-- AIM --
Return the material exactly, first line through the line containing "return (H - B - py) / ph", and nothing more. Pictures stay out.

-- DATA EXTRACT --
● ● ●
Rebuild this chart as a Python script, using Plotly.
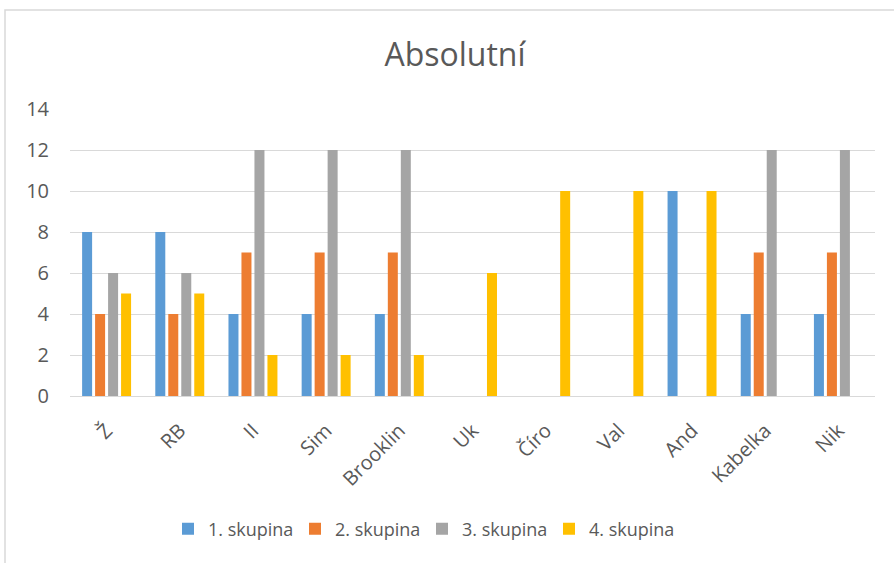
import plotly.graph_objects as go

categories = ["Ž", "RB", "II", "Sim", "Brooklin", "Uk", "Číro", "Val", "And", "Kabelka", "Nik"]
skupina1 = [8, 8, 4, 4, 4, 0, 0, 0, 10, 4, 4]
skupina2 = [4, 4, 7, 7, 7, 0, 0, 0, 0, 7, 7]
skupina3 = [6, 6, 12, 12, 12, 0, 0, 0, 0, 12, 12]
skupina4 = [5, 5, 2, 2, 2, 6, 10, 10, 10, 0, 0]
series_names = ["1. skupina", "2. skupina", "3. skupina", "4. skupina"]
colors = ["#5b9bd5", "#ed7d31", "#a5a5a5", "#ffc000"]

W, H = 894, 563
L, R, T, B = 70, 19, 109, 167

fig = go.Figure()
for name, vals, c in zip(series_names, [skupina1, skupina2, skupina3, skupina4], colors):
    fig.add_trace(go.Bar(x=categories, y=vals, name=name, marker=dict(color=c, line=dict(width=0))))

pw = W - L - R
ph = H - T - B
def px2paper_x(px):
    return (px - L) / pw
def py2paper_y(py):
    return (H - B - py) / ph

fig.update_layout(
    width=W, height=H,
    margin=dict(l=L, r=R, t=T, b=B),
    paper_bgcolor="white", plot_bgcolor="white",
    barmode="group", bargap=0.29, bargroupgap=0.23,
    font=dict(family="Open Sans, sans-serif", color="#595959", size=18),
    title=dict(text="Absolutní", x=px2paper_x(455), xref="paper", xanchor="center",
               y=1 - 55 / H, yanchor="middle",
               font=dict(size=32, color="#595959")),
    xaxis=dict(tickangle=-45, showgrid=False, showline=True, linecolor="#d9d9d9", linewidth=1,
               ticks="", tickfont=dict(size=20, color="#595959"), ticklabelstandoff=14),
    yaxis=dict(range=[0, 14], dtick=2, showgrid=True, gridcolor="#d9d9d9", gridwidth=1,
               zeroline=False, ticks="", tickfont=dict(size=20, color="#595959"), ticklabelstandoff=20),
    legend=dict(orientation="h", x=px2paper_x(168), xanchor="left", y=py2paper_y(529), yanchor="middle",
                font=dict(size=18, color="#595959"), itemwidth=30, traceorder="normal",
                entrywidth=82, entrywidthmode="pixels"),
    shapes=[dict(type="rect", xref="paper", yref="paper",
                 x0=px2paper_x(5), x1=px2paper_x(905), y0=py2paper_y(575), y1=py2paper_y(10),
                 line=dict(color="#d9d9d9", width=1.5), fillcolor="rgba(0,0,0,0)", layer="below")],
)

fig.write_html("out.html", post_script="document.body.style.margin='0';",
               config={"displayModeBar": False})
● ● ●
-- SOLVED EXERCISE --
Rebuild this chart as a Python script, using Plotly.
import plotly.graph_objects as go

categories = ["Ž", "RB", "II", "Sim", "Brooklin", "Uk", "Číro", "Val", "And", "Kabelka", "Nik"]
skupina1 = [8, 8, 4, 4, 4, 0, 0, 0, 10, 4, 4]
skupina2 = [4, 4, 7, 7, 7, 0, 0, 0, 0, 7, 7]
skupina3 = [6, 6, 12, 12, 12, 0, 0, 0, 0, 12, 12]
skupina4 = [5, 5, 2, 2, 2, 6, 10, 10, 10, 0, 0]
series_names = ["1. skupina", "2. skupina", "3. skupina", "4. skupina"]
colors = ["#5b9bd5", "#ed7d31", "#a5a5a5", "#ffc000"]

W, H = 894, 563
L, R, T, B = 70, 19, 109, 167

fig = go.Figure()
for name, vals, c in zip(series_names, [skupina1, skupina2, skupina3, skupina4], colors):
    fig.add_trace(go.Bar(x=categories, y=vals, name=name, marker=dict(color=c, line=dict(width=0))))

pw = W - L - R
ph = H - T - B
def px2paper_x(px):
    return (px - L) / pw
def py2paper_y(py):
    return (H - B - py) / ph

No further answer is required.